Foreign Secretary discusses Syria with US Secretary of State John Kerry
This was published under the 2010 to 2015 Conservative and Liberal Democrat coalition government
The UK wants a diplomatic process in Geneva that succeeds in reaching a negotiated end to the conflict in Syria.
Speaking today the Foreign Secretary, William Hague, said:
Thank you very much, and good afternoon, ladies and gentlemen. It is a great pleasure to be back here in Washington DC for talks with my great friend and colleague who I’ve hugely enjoyed working with already over the last four months, Secretary Kerry.
The United States is the United Kingdom’s greatest ally in world affairs, and the range of issues we have discussed reflects that.
I want to pay tribute to the energy, resolve and commitment Secretary Kerry has brought to his role as Secretary of State.
I particularly welcome his personal leadership on the Middle East Peace Process. He has put an enormous amount of his time and energy into creating the foundations for a return to negotiations.
No single act would do more to unlock a more peaceful and stable Middle East than a peaceful resolution of the Israeli-Palestinian conflict.
A two-state solution is the only way to end this conflict and achieve peace and security for both sides. But the window for a viable settlement is closing fast, and the regional environment is growing more difficult and more dangerous, as you know, all the time.
The United States can count on the full and active support of the United Kingdom in getting both sides to the negotiating table; bilaterally, through our relationships with Israelis and Palestinians, and using our role in the European Union as well.
We also discussed the meeting of the G8 in Northern Ireland, where we hope to make progress on the priorities of trade, tax and transparency set by Prime Minister David Cameron. I also reiterated our commitment to the Transatlantic Trade and Investment Partnership between the United States and EU: this is the biggest opportunity in a generation to power new jobs and growth in Europe and America and to provide an immense boost to the world economy. The United Kingdom is fully behind it.
We’ve also discussed our work together to bring peace and stability to Afghanistan. We’ve identified new areas where the State Department and Foreign Office can work together on climate change issues.
The British Government greatly looks forward to welcoming President Obama to the G8. We see this as an important opportunity to discuss many matters in world affairs, but also an important opportunity to discuss with world leaders including President Putin the most urgent crisis anywhere in the world today: the terrible and deepening conflict in Syria.
Syria has been a focus, of course, of our talks today. We are both deeply concerned by what is happening to innocent people there. The regime appears to be preparing new assaults, endangering the lives and safety of millions more Syrians who are already in desperate need.

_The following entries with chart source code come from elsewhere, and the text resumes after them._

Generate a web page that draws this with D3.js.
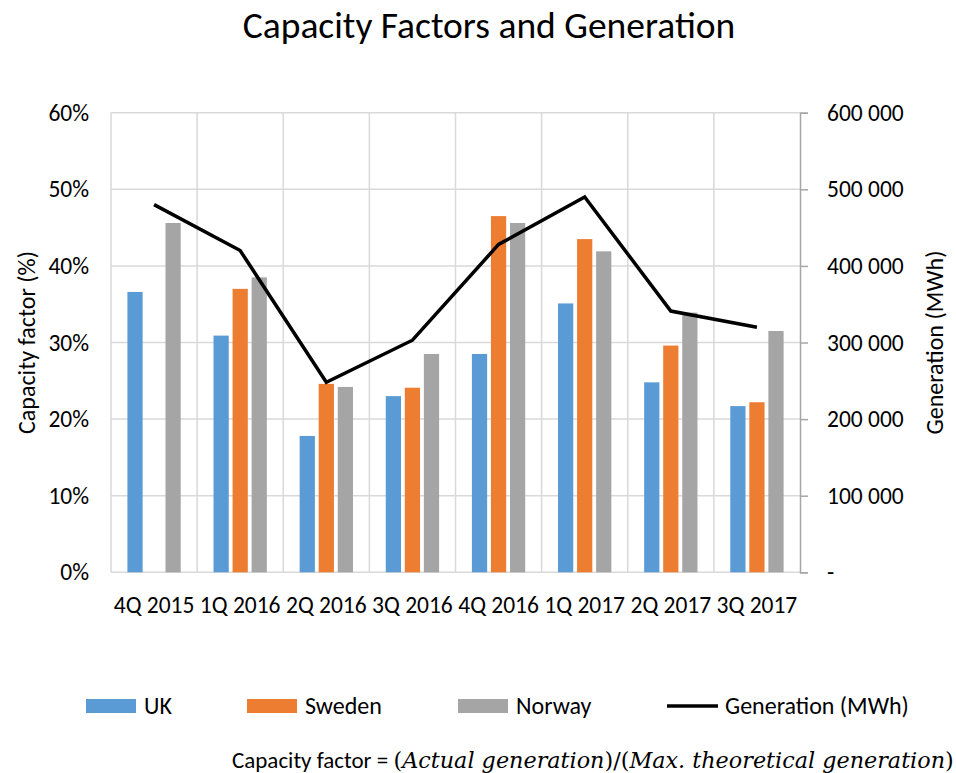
<!DOCTYPE html>
<html>
<head>
<meta charset="utf-8">
<script src="https://cdn.jsdelivr.net/npm/d3@7"></script>
<style>
  body { margin: 0; background: #fff; }
  svg { font-family: Carlito, Calibri, Lato, "Open Sans", sans-serif; }
</style>
</head>
<body>
<div class="chart"></div>
<script>
// data
const quarters = ["4Q 2015", "1Q 2016", "2Q 2016", "3Q 2016", "4Q 2016", "1Q 2017", "2Q 2017", "3Q 2017"];
const seriesNames = ["UK", "Sweden", "Norway"];
const ukCF = [0.366, 0.309, 0.178, 0.230, 0.285, 0.351, 0.248, 0.217];
const swedenCF = [0, 0.370, 0.246, 0.241, 0.465, 0.435, 0.296, 0.222];
const norwayCF = [0.456, 0.385, 0.242, 0.285, 0.456, 0.419, 0.339, 0.315];
const generation = [480000, 420000, 248000, 303000, 428000, 490000, 341000, 320000];
const leftTicks = [0, 0.1, 0.2, 0.3, 0.4, 0.5, 0.6];
const rightTicks = [0, 100000, 200000, 300000, 400000, 500000, 600000];

const colors = { UK: "#5b9bd5", Sweden: "#ed7d31", Norway: "#a5a5a5" };

const W = 956, H = 773;
const margin = { top: 112.7, right: 156, bottom: 200.7, left: 111 };
const width = W - margin.left - margin.right;
const height = H - margin.top - margin.bottom;
const labelFont = "Carlito, Calibri, Lato, sans-serif";
const fs = 23.5;

const rows = quarters.map((q, i) => ({
    q: q, UK: ukCF[i], Sweden: swedenCF[i], Norway: norwayCF[i], gen: generation[i]
}));

const svg = d3.select(".chart").append("svg")
    .attr("width", W)
    .attr("height", H);

const g = svg.append("g")
    .attr("transform", `translate(${margin.left},${margin.top})`);

// scales
const x = d3.scaleBand().domain(quarters).range([0, width]);
const x1 = d3.scaleBand().domain(seriesNames)
    .range([16.4, x.bandwidth() - 16.4]).paddingInner(0.2);
const y = d3.scaleLinear().domain([0, 0.6]).range([height, 0]);
const y2 = d3.scaleLinear().domain([0, 600000]).range([height, 0]);

const gridColor = "#d9d9d9";

// horizontal grid
g.append("g").selectAll("line").data(leftTicks).join("line")
    .attr("x1", 0).attr("x2", width)
    .attr("y1", d => y(d)).attr("y2", d => y(d))
    .attr("stroke", gridColor).attr("stroke-width", 1.5);

// vertical grid
g.append("g").selectAll("line").data(d3.range(quarters.length)).join("line")
    .attr("x1", i => x(quarters[i])).attr("x2", i => x(quarters[i]))
    .attr("y1", 0).attr("y2", height)
    .attr("stroke", gridColor).attr("stroke-width", 1.5);

// bars
const groups = g.append("g").selectAll("g").data(rows).join("g")
    .attr("transform", d => `translate(${x(d.q)},0)`);

groups.selectAll("rect")
    .data(d => seriesNames.map(s => ({ s: s, v: d[s] })))
    .join("rect")
    .attr("x", d => x1(d.s))
    .attr("width", x1.bandwidth())
    .attr("y", d => y(d.v))
    .attr("height", d => height - y(d.v))
    .attr("fill", d => colors[d.s]);

// right axis
const fmtGen = d => d === 0 ? "-" : d3.format(",")(d).replace(/,/g, " ");
const rightAxis = g.append("g")
    .attr("transform", `translate(${width},0)`)
    .call(d3.axisRight(y2).tickValues(rightTicks).tickSize(8).tickPadding(19).tickFormat(fmtGen));
rightAxis.select(".domain").attr("stroke", "#a6a6a6").attr("stroke-width", 1.5);
rightAxis.selectAll(".tick line").attr("stroke", "#a6a6a6").attr("stroke-width", 1.5);
rightAxis.selectAll("text").attr("font-size", fs).attr("fill", "#000").attr("font-family", labelFont);

// left axis labels
const leftAxis = g.append("g")
    .call(d3.axisLeft(y).tickValues(leftTicks).tickSize(0).tickPadding(22).tickFormat(d3.format(".0%")));
leftAxis.select(".domain").remove();
leftAxis.selectAll("text").attr("font-size", fs).attr("fill", "#000").attr("font-family", labelFont);

// bottom category labels
const bottomAxis = g.append("g")
    .attr("transform", `translate(0,${height})`)
    .call(d3.axisBottom(x).tickSize(0).tickPadding(24));
bottomAxis.select(".domain").remove();
bottomAxis.selectAll("text").attr("font-size", fs).attr("fill", "#000").attr("font-family", labelFont);

// generation line
const line = d3.line()
    .x(d => x(d.q) + x.bandwidth() / 2)
    .y(d => y2(d.gen));
g.append("path").datum(rows)
    .attr("d", line)
    .attr("fill", "none")
    .attr("stroke", "#000")
    .attr("stroke-width", 3.5)
    .attr("stroke-linejoin", "miter");

// title
svg.append("text")
    .attr("x", 489).attr("y", 38)
    .attr("text-anchor", "middle")
    .attr("font-size", 37.5)
    .text("Capacity Factors and Generation");

// axis titles
svg.append("text")
    .attr("transform", `translate(35,${margin.top + height / 2}) rotate(-90)`)
    .attr("text-anchor", "middle")
    .attr("font-size", 24)
    .text("Capacity factor (%)");

svg.append("text")
    .attr("transform", `translate(943,${margin.top + height / 2}) rotate(-90)`)
    .attr("text-anchor", "middle")
    .attr("font-size", 24)
    .text("Generation (MWh)");

// legend
const legendItems = [
    { name: "UK", x: 86, type: "rect", color: colors.UK },
    { name: "Sweden", x: 247, type: "rect", color: colors.Sweden },
    { name: "Norway", x: 458, type: "rect", color: colors.Norway },
    { name: "Generation (MWh)", x: 667, type: "line", color: "#000" }
];
const legend = svg.append("g").attr("transform", "translate(0,706)");
legendItems.forEach(it => {
    if (it.type === "rect") {
        legend.append("rect").attr("x", it.x).attr("y", -7).attr("width", 50).attr("height", 14).attr("fill", it.color);
    } else {
        legend.append("line").attr("x1", it.x).attr("x2", it.x + 51).attr("y1", 0).attr("y2", 0)
            .attr("stroke", it.color).attr("stroke-width", 3.5);
    }
    legend.append("text").attr("x", it.x + 58).attr("y", 8).attr("font-size", 24).text(it.name);
});

// footnote formula
const foot = svg.append("text").attr("x", 232).attr("y", 768).attr("font-size", 23);
foot.append("tspan").text("Capacity factor = ");
const mathFont = "'DejaVu Serif', 'Liberation Serif', serif";
const mathSize = 22.3;
foot.append("tspan").attr("font-family", mathFont).attr("font-size", mathSize).text("(");
foot.append("tspan").attr("font-family", mathFont).attr("font-size", mathSize).attr("font-style", "italic").text("Actual generation");
foot.append("tspan").attr("font-family", mathFont).attr("font-size", mathSize).text(")/(");
foot.append("tspan").attr("font-family", mathFont).attr("font-size", mathSize).attr("font-style", "italic").text("Max. theoretical generation");
foot.append("tspan").attr("font-family", mathFont).attr("font-size", mathSize).text(")");
</script>
</body>
</html>
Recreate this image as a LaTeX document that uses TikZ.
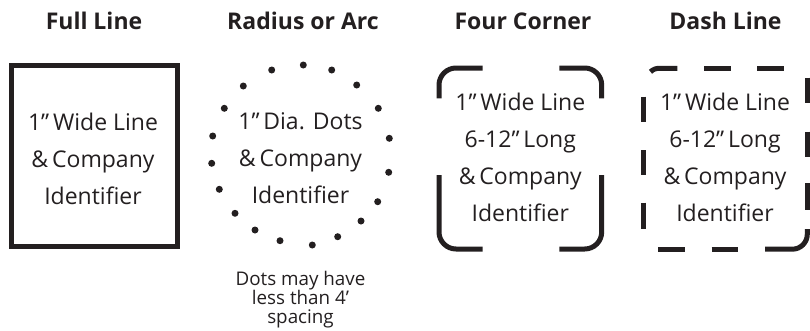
\documentclass[tikz,border=0pt]{standalone}
\usepackage{fontspec}
\setmainfont{Open Sans}
\definecolor{inkc}{RGB}{35,31,32}
\begin{document}
\begin{tikzpicture}[x=1pt,y=-1pt,
  ink/.style={line width=5pt, draw=inkc},
  title/.style={font=\bfseries\fontsize{23}{28}\selectfont, text=inkc, anchor=base, inner sep=0pt},
  body/.style={font=\fontsize{23}{37}\selectfont, align=center, text=inkc, anchor=base, inner sep=0pt},
  note/.style={font=\fontsize{18.8}{19}\selectfont, align=center, text=inkc, anchor=base, inner sep=0pt},
  dot/.style={fill=inkc}]
\useasboundingbox (0,0) rectangle (810,330);
% titles
\node[title] (t1) at (94,29) {Full Line};
\node[title] (t2) at (303,29) {Radius or Arc};
\node[title] (t3) at (523,29) {Four Corner};
\node[title] (t4) at (725.5,29) {Dash Line};
% full line
\draw[ink] (11.7,65.2) rectangle (177.5,246.7);
\node[body] (b1) at (93,204) {1”\,Wide Line\\\&\,Company\\Identifier};
% radius dots
\foreach \p in {(303.3,65),(331.7,70),(271.7,70),(356.7,85),(243.3,86),(378.3,108.3),(224.3,108.3),(389.3,138.3),(212.7,136),(388.7,172.3),(211.7,163.3),(377.7,201.7),(219.3,189.3),(361,221),(235,213.3),(337.7,236.7),(255,230),(312.3,245),(280,240.7)}
  \fill[dot] \p circle[radius=3.5pt];
\node[body] (b2) at (300.5,203.3) {1”\,Dia. Dots\\\&\,Company\\Identifier};
\node[note] (n2) at (300.5,323.3) {Dots may have\\less than 4’\\spacing};
% four corner
\draw[ink, rounded corners=17pt] (439,98.3) -- (439,68) -- (482.7,68);
\draw[ink, rounded corners=17pt] (559.3,68) -- (601.7,68) -- (601.7,98.3);
\draw[ink, rounded corners=17pt] (439,175) -- (439,249) -- (482.7,249);
\draw[ink, rounded corners=17pt] (559.3,249) -- (601.7,249) -- (601.7,175);
\node[body] (b3) at (520.3,221.7) {1”\,Wide Line\\6-12”\,Long\\\&\,Company\\Identifier};
% dash line
\draw[ink] (650.5,71.8) .. controls (653.5,69) and (656,68.3) .. (660,68.3) -- (677.3,68.3);
\draw[ink] (704,68.3) -- (730.7,68.3);
\draw[ink] (757.3,68.3) -- (784,68.3);
\draw[ink] (807.3,77.5) -- (807.3,103.3);
\draw[ink] (807.3,131.7) -- (807.3,156.7);
\draw[ink] (807.3,183.3) -- (807.3,210);
\draw[ink, rounded corners=15pt] (765,249.2) -- (807.3,249.2) -- (807.3,229);
\draw[ink] (658.3,249.2) -- (685,249.2);
\draw[ink] (711.7,249.2) -- (738.3,249.2);
\draw[ink] (643.3,96.7) -- (643.3,121.7);
\draw[ink] (643.3,150) -- (643.3,175);
\draw[ink] (643.3,202.7) -- (643.3,229.3);
\node[body] (b4) at (725,221.7) {1”\,Wide Line\\6-12”\,Long\\\&\,Company\\Identifier};
\end{tikzpicture}
\end{document}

The scale of the regime’s repression and the human suffering it has caused beggars belief. The campaign of murder and tyranny they have waged for more than 800 days now is not only a moral outrage – it is a grave threat to wider region and a danger to our own national security. This includes the risks of growing radicalisation, the involvement of Hezbollah and Iranian proxies, and credible reports of the use of chemical weapons.
So we agreed today that we cannot turn away from Syria and its people. The United Kingdom believes that the situation demands a strong, coordinated and determined approach by the UK, The US and our allies in Europe and the region.
I want pay tribute to the Governments and people of Turkey, Jordan and Lebanon for their extraordinary generosity in hosting the vast refugee population, and for the burden they are shouldering for the whole world because of their proximity to this appalling conflict. And we will all have to do more in the coming weeks to assist with the immense humanitarian effort that is necessary.
We agreed today that our priority remains to see a diplomatic process in Geneva that succeeds in reaching a negotiated end to the conflict.
But we have to do be prepared to do more to save lives, to pressure the Assad regime to negotiate seriously, and to prevent the growth of extremism and terrorism if diplomatic efforts are going to succeed.
So we have discussed thoroughly how to help the regime and opposition come to the negotiating table as well as to protect civilian life. We should never forget that this conflict began when the Assad regime turned its tanks, helicopter gunships and heavy weapons against peaceful protestors.
We shouldn’t forget that 1.6 million people have become refugees and more 4 million are internally displaced. These innocent victims of war and repression, and they have been at the forefront of our minds in our discussions here in Washington today. Thank you very much.